Clifford Prince King

Introduction by
Willy Ndatira
Photography by
Clifford Prince King
01/10

Sequence

LOS ANGELES – Clifford Prince King is charming and distractingly good looking. The thoughtfulness, ease and intelligence found in his images is a reflection of the artist himself. I refer to Clifford as an artist because photography is just one of the many mediums he has explored thus far. Next to the photographs he also makes video works.
     Growing up in the scorching Arizona desert, there wasn’t much to do but stay indoors and watch movies. Although, he doesn’t care much about plots and dialogues. For him it’s all about mood and cinematic experience.
     Clifford is self-taught and not really obsessed with camera equipment and technicalities.
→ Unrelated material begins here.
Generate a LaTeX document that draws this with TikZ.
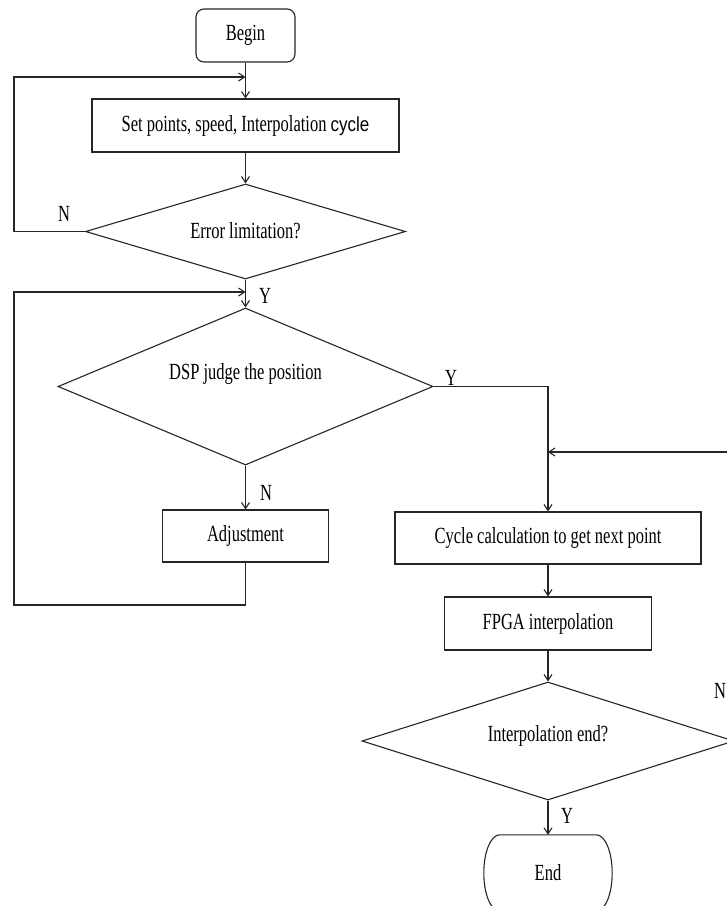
\documentclass[tikz,border=0pt]{standalone}
\usepackage{graphicx}
\usepackage{fontspec}
\setmainfont{Liberation Serif}
\newfontfamily\arialf{Liberation Sans}
\usetikzlibrary{shapes.geometric,arrows.meta}
\newcommand{\vstretch}[1]{\raisebox{-1.5pt}{\scalebox{1}[1.4]{#1}}}
\tikzset{
  ln/.style={line width=1.1pt, draw=black!85},
  arr/.style={ln, -{Straight Barb[length=6pt,width=8pt]}},
  txt/.style={font=\fontsize{16.5}{18}\selectfont, text=black},
  stepbox/.style={ln, txt, rectangle, inner sep=0pt},
  termbox/.style={ln, txt, rectangle, rounded corners=8pt, inner sep=0pt},
  endbox/.style={txt, rectangle, inner sep=0pt},
  decbox/.style={ln, txt, diamond, inner sep=0pt},
  lbl/.style={txt, inner sep=0pt}
}
\begin{document}
\begin{tikzpicture}[x=1pt,y=-1pt]
\useasboundingbox (0,0) rectangle (727,906);
\clip (0,0) rectangle (727,906);
\fill[white] (0,0) rectangle (727,906);

% left column
\node[termbox, minimum width=99pt, minimum height=53pt] (begin) at (245.5,35.5) {\vstretch{Begin}};
\node[stepbox, minimum width=307pt, minimum height=53pt] (set) at (245.5,125.5)
  {\vstretch{Set points, speed, Interpolation {\arialf\fontsize{17}{18}\selectfont\scalebox{1}[0.85]{cycle}}}};
\node[decbox, aspect=3.37, minimum width=320pt, minimum height=95pt] (err) at (245.5,231.5)
  {\raisebox{4pt}{\vstretch{Error limitation?}}};
\node[decbox, aspect=2.4, minimum width=375pt, minimum height=157pt] (dsp) at (245.5,386.5)
  {\raisebox{32pt}{\vstretch{DSP judge the position}}};
\node[stepbox, minimum width=166pt, minimum height=52pt] (adj) at (245.5,536) {\vstretch{Adjustment}};

% right column
\node[stepbox, minimum width=306pt, minimum height=52pt] (cyc) at (548,538)
  {\vstretch{Cycle calculation to get next point}};
\node[stepbox, minimum width=207pt, minimum height=53pt] (fpga) at (548,623.5)
  {\vstretch{FPGA interpolation}};
\node[decbox, aspect=3.15, minimum width=372pt, minimum height=118pt] (ie) at (548,741)
  {\raisebox{16pt}{\vstretch{Interpolation end?}}};
\node[endbox, minimum width=128pt, minimum height=76pt] (end) at (548,873) {\raisebox{-4pt}{\vstretch{End}}};
\draw[ln] ([xshift=16pt]end.north west) -- ([xshift=-16pt]end.north east)
  .. controls ([xshift=-7pt]end.north east) and ([yshift=21pt]end.east) .. (end.east)
  .. controls ([yshift=-21pt]end.east) and ([xshift=-7pt]end.south east) .. ([xshift=-16pt]end.south east)
  -- ([xshift=16pt]end.south west)
  .. controls ([xshift=7pt]end.south west) and ([yshift=-21pt]end.west) .. (end.west)
  .. controls ([yshift=21pt]end.west) and ([xshift=7pt]end.north west) .. ([xshift=16pt]end.north west) -- cycle;

% labels
\node[lbl] (nerr) at (64,214) {\vstretch{N}};
\node[lbl] (yerr) at (265,296) {\vstretch{Y}};
\node[lbl] (ndsp) at (266,493) {\vstretch{N}};
\node[lbl] (ydsp) at (451,378) {\vstretch{Y}};
\node[lbl] (yie) at (567,816) {\vstretch{Y}};
\node[lbl] (nie) at (720,691) {\vstretch{N}};

% helper coordinates
\coordinate (l1a) at (14,231.5);
\coordinate (l1b) at (14,77);
\coordinate (j1) at (245.5,77);
\coordinate (l2a) at (245.5,605);
\coordinate (l2b) at (14,605);
\coordinate (l2c) at (14,292);
\coordinate (j2) at (245.5,292);
\coordinate (r1) at (775,741);
\coordinate (r2) at (775,452);
\coordinate (j3) at (548,452);

% connectors
\draw[arr] (begin) -- (set);
\draw[arr] (set) -- (err);
\draw[arr] (err) -- (dsp);
\draw[arr] (dsp) -- (adj);
\draw[arr] (err.west) -- (l1a) -- (l1b) -- (j1);
\draw[arr] (adj.south) -- (l2a) -- (l2b) -- (l2c) -- (j2);
\draw[arr] (dsp.east) -| (cyc.north);
\draw[arr] (cyc) -- (fpga);
\draw[arr] (fpga) -- (ie);
\draw[arr] (ie) -- (end);
\draw[arr] (ie.east) -- (r1) -- (r2) -- (j3);
\end{tikzpicture}
\end{document}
He describes his photographs as an invitation to believe in friendships, romance, and intimacy. Subject and sitters are found amongst his group of friends, the L.A. queer scene, one of the cities he’s been living in for the past five years. Sometimes it’s someone from Grindr. But there’s nothing exploitative about his images of Black queer and gay men around America. He is not a voyeur. He doesn’t like to ‘take and leave’. For example, a recent visit to Harlem inspired him, but in the end, he didn’t photograph anybody. It didn’t feel right.
     The kind of pictures Clifford takes are the ones he wishes had existed while growing up in a predominantly white space. His work is not about the Black male body as a fetish nor to be viewed through a lens of trauma, death or violence, which is often how mainstream media and the porn industry represents us. Clifford Prince King’s images are filled with love and respect for Black queer and gay men.
     ‘Everybody gets to see themselves that way,’ he tells me. ‘Why not us?’ I agree with him, why not? We need to be the change we want to see.